I think the amount the Feds could lower rates in the event of a
market crash will be small compared to what happens when the
dollar tumbles. Therefore I expect higher interest rates. But
in any case, bonds are going to be more volatile than people are
used to their being. And I expect stocks and the dollar to dive.
Note that bonds aren't that high, so they don't have nearly as far
to fall as stocks (even with respect to bonds smaller volatility).
I agree 100% that if the Japanese sell off US treasuries, it will
not be out of some perverse desire to watch us eat dirt. It will
instead be because they pretty much don't have a choice. They
will be joined by our own investors selling off stuff.

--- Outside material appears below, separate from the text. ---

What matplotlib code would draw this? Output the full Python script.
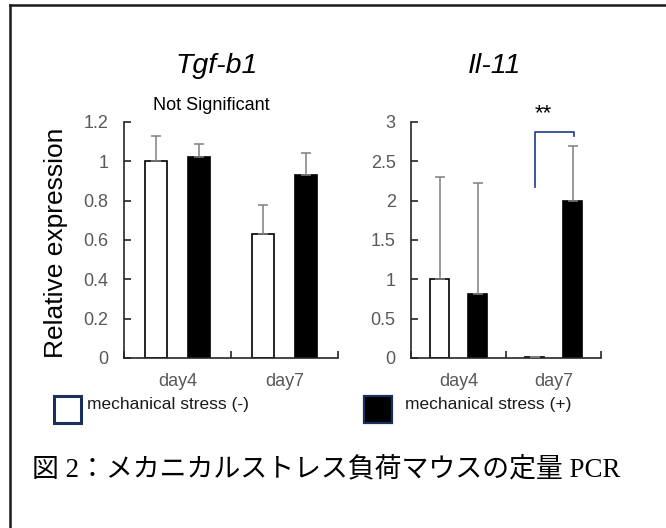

Most of my sophisticated stock market buddies believe that gold
is obsolete, and will never again be seen as a store of value. Of
course, their equivalent were running around Paris saying the same
thing in 1795. But without the US dollar as a store of value, the
major banks of the world will resort to something else. Maybe gold,
maybe a foreign (to us) currency. But they will choose some store
of value. If you are the national bank of Guatemala, you simply can't
use Guatemalan pesos as your store of value to keep up the price
of Guatemalan pesos. Instead you have to have something
you can't print. We can keep the US dollar as the
default reserve currency for foreign nations only by defending it
with high interest rates. Are we willing to suffer those rates in
the face of an economic slowdown at home? Not if that slowdown
reaches depressionary levels. Foreigners don't vote, and neither
do the citizens who will later have to suffer inflation (at least they
don't vote yet.) So my bet is that they defend the dollar with
high interest rates until unemployment starts to get nasty. Then
they lower rates, the dollar crashes, and inflation begins.
Well maybe my IC compilation is done now. Back to work.